### PROBLEM:
Set down each line of the data below exactly as it stands, dropping the pictures.

** begin GIVEN RECORDS **

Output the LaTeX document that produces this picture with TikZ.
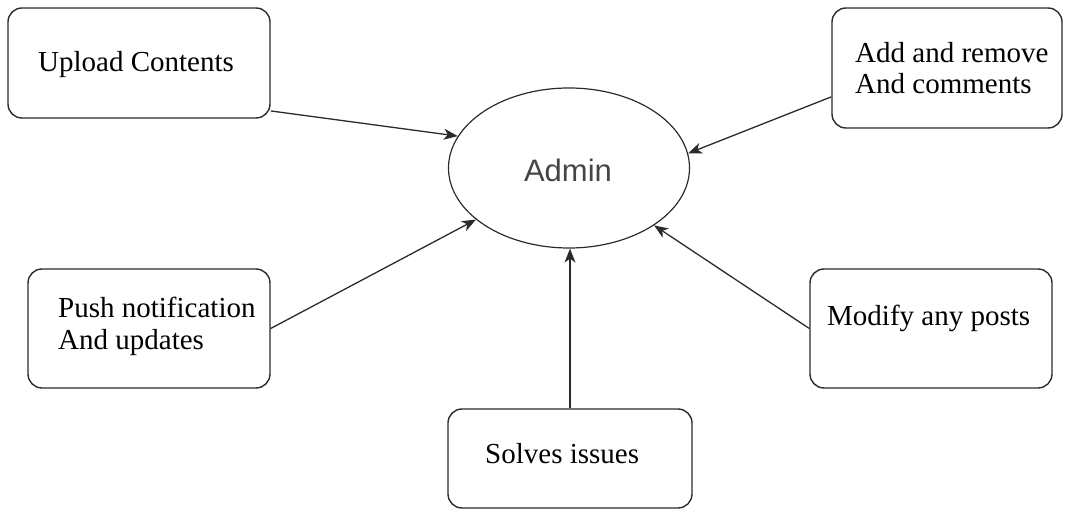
\documentclass[tikz,border=0pt]{standalone}
\usepackage{fontspec}
\setmainfont{Liberation Serif}
\newfontfamily\adminfont{Liberation Sans}
\usetikzlibrary{arrows.meta,shapes.geometric}
\definecolor{edge}{HTML}{2B2B2B}
\definecolor{admintext}{HTML}{454545}
\tikzset{
  roundbox/.style={draw=edge, line width=1.4pt, rounded corners=14pt, fill=white, inner sep=0pt},
  boxtext/.style={anchor=base west, inner sep=0pt, font=\fontsize{29}{31}\selectfont},
  conn/.style={draw=edge, line width=1.3pt, -{Stealth[length=14pt,width=11pt,inset=4pt]}}
}
\begin{document}
\begin{tikzpicture}[x=1pt, y=-1pt]
\useasboundingbox (0,0) rectangle (1065,510);

% central actor
\node[ellipse, draw=edge, line width=1.2pt, minimum width=241pt, minimum height=160pt, inner sep=0pt] (adm) at (569,168) {};
\node[anchor=base, inner sep=0pt, font=\adminfont\fontsize{31}{33}\selectfont, text=admintext] (admtxt) at (568,182) {Admin};

% task boxes
\node[roundbox, minimum width=262pt, minimum height=110pt] (up) at (139,63) {};
\node[roundbox, minimum width=230pt, minimum height=120pt] (add) at (947,68) {};
\node[roundbox, minimum width=242pt, minimum height=119pt] (push) at (149,328.5) {};
\node[roundbox, minimum width=242pt, minimum height=119pt] (mod) at (931,328.5) {};
\node[roundbox, minimum width=244pt, minimum height=99pt] (sol) at (570,458.5) {};

% box labels
\node[boxtext] (uptxt) at (38,72) {Upload Contents};
\node[boxtext] (addtxta) at (855,63) {Add and remove};
\node[boxtext] (addtxtb) at (855,94) {And comments};
\node[boxtext] (pushtxta) at (58,318) {Push notification};
\node[boxtext] (pushtxtb) at (58,350) {And updates};
\node[boxtext] (modtxt) at (827,326) {Modify any posts};
\node[boxtext] (soltxt) at (485,463) {Solves issues};

% connectors into the actor
\draw[conn] (up.-20.9) -- (adm.164.8);
\draw[conn] (add.-166.8) -- (adm.7.4);
\draw[conn] (push.east) -- (adm.209);
\draw[conn] (mod.west) -- (adm.-34.3);
\draw[conn] (sol.north) -- (sol.north |- adm.south);
\end{tikzpicture}
\end{document}
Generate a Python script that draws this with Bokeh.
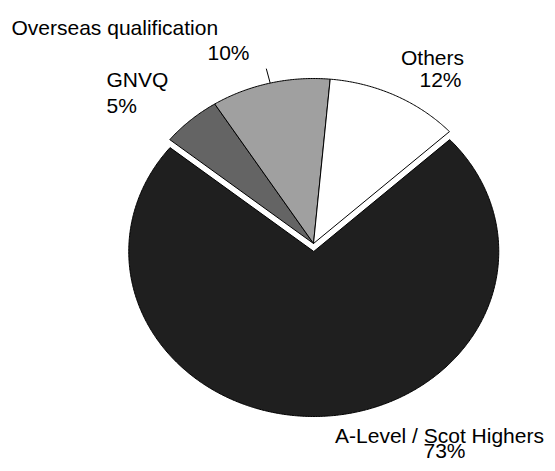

** end GIVEN RECORDS **

### TASK RESULT:
Output the LaTeX document that produces this picture with TikZ.
\documentclass[tikz,border=0pt]{standalone}
\usepackage{fontspec}
\setmainfont{Liberation Serif}
\newfontfamily\adminfont{Liberation Sans}
\usetikzlibrary{arrows.meta,shapes.geometric}
\definecolor{edge}{HTML}{2B2B2B}
\definecolor{admintext}{HTML}{454545}
\tikzset{
  roundbox/.style={draw=edge, line width=1.4pt, rounded corners=14pt, fill=white, inner sep=0pt},
  boxtext/.style={anchor=base west, inner sep=0pt, font=\fontsize{29}{31}\selectfont},
  conn/.style={draw=edge, line width=1.3pt, -{Stealth[length=14pt,width=11pt,inset=4pt]}}
}
\begin{document}
\begin{tikzpicture}[x=1pt, y=-1pt]
\useasboundingbox (0,0) rectangle (1065,510);

% central actor
\node[ellipse, draw=edge, line width=1.2pt, minimum width=241pt, minimum height=160pt, inner sep=0pt] (adm) at (569,168) {};
\node[anchor=base, inner sep=0pt, font=\adminfont\fontsize{31}{33}\selectfont, text=admintext] (admtxt) at (568,182) {Admin};

% task boxes
\node[roundbox, minimum width=262pt, minimum height=110pt] (up) at (139,63) {};
\node[roundbox, minimum width=230pt, minimum height=120pt] (add) at (947,68) {};
\node[roundbox, minimum width=242pt, minimum height=119pt] (push) at (149,328.5) {};
\node[roundbox, minimum width=242pt, minimum height=119pt] (mod) at (931,328.5) {};
\node[roundbox, minimum width=244pt, minimum height=99pt] (sol) at (570,458.5) {};

% box labels
\node[boxtext] (uptxt) at (38,72) {Upload Contents};
\node[boxtext] (addtxta) at (855,63) {Add and remove};
\node[boxtext] (addtxtb) at (855,94) {And comments};
\node[boxtext] (pushtxta) at (58,318) {Push notification};
\node[boxtext] (pushtxtb) at (58,350) {And updates};
\node[boxtext] (modtxt) at (827,326) {Modify any posts};
\node[boxtext] (soltxt) at (485,463) {Solves issues};

% connectors into the actor
\draw[conn] (up.-20.9) -- (adm.164.8);
\draw[conn] (add.-166.8) -- (adm.7.4);
\draw[conn] (push.east) -- (adm.209);
\draw[conn] (mod.west) -- (adm.-34.3);
\draw[conn] (sol.north) -- (sol.north |- adm.south);
\end{tikzpicture}
\end{document}
Generate a Python script that draws this with Bokeh.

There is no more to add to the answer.